Tuesday, May 10, 2016

My scarf inhabits me

I lost my scarf somewhere between NY and Albuquerque. When I realized it was gone, it hit me hard; I've had that scarf since India 2007, wore it almost every day through CA winters, NY visits, kids’ graduations, in all my travels. I always had it by my side. It inhabited me. It was my security blanket; it kept my head in place.

my scarf holding my head on

My daughter says forget it! It's over! Maybe it's a lesson in acceptance, that it’s gone, that I can’t get it back, that I was distracted, and in that moment of looking away, it disappeared. But I can’t accept that I can’t change that outcome. I can’t move beyond wanting back what I’ve lost. But it’s gone. It’s gone. And no going back.

In NY, people walk around the city talking to themselves. I suppose in LA they’d do the same if they walked....but when you’re on the street in NY you find people staring straight ahead, gesticulating, talking to some unknown; or bobbing their head up and down to some distant music. 

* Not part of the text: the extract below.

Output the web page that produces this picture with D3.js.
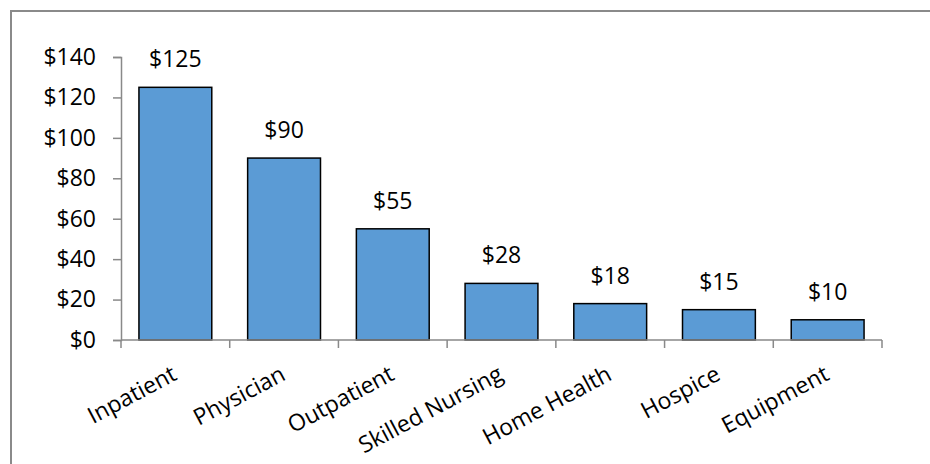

This is something new, this talking and listening into thin air.  Along these lines, I noticed too that no one reads the newspaper on the subway anymore, no crossword puzzle to solve, no annoying person leaning in to read over your shoulder. Now people are looking at their phones, sitting in their bubble, bobbing and smiling to themselves.

Although the New York I once knew is not totally gone, it’s hard to find among the shiny new stores that have pushed out the mom and pops, the climbing new buildings that totter uneasily against the skyline, the fixed up parks, the swept up sidewalks, even the dirty, last-century buildings in Alphabet City have been pressure washed. Where are all the crazy drug dealers, the agile jugglers, the young, hopeful folk singers in Thompkins Square Park? Now you see families, spreading blankets, having picnics on the ground!  

I had breakfast at B&H on 2nd Ave, and am happy to report that at least there, the old is still true to itself. The challah bread is piled high on the counter, the home fries on the grill. The cook sips the soup, endlessly dipping her ladle to make sure there’s still enough salt, her hair in a net so we don’t get any strays, the big metal pot boiling up behind her. 

Young men come in on their breaks and order pancakes and chew the fat with the guys behind the counter in a language of the east shore, a tough guy vibrato, calibrated for ears that have gone soft from all the noise and the traffic.

They josh, they eat piles of potatoes and pancakes, they ask about the wife, they come to collect the rent (excuses are made), they’re there for the first time and are accepted...while I sit wondering how I can join this club. Admit it, I say to myself, you can’t join. You live in LA now, not the LES. You can't go back. 

But when I walk down 2nd Ave, my old stomping ground, oh, how happy I am to be here for awhile in the land of the everyman and everywoman, the land of the rapidly changing facade, the land where the young still go to reinvent themselves, where newcomers come lugging hope; the land that doesn’t ask much, but takes everything.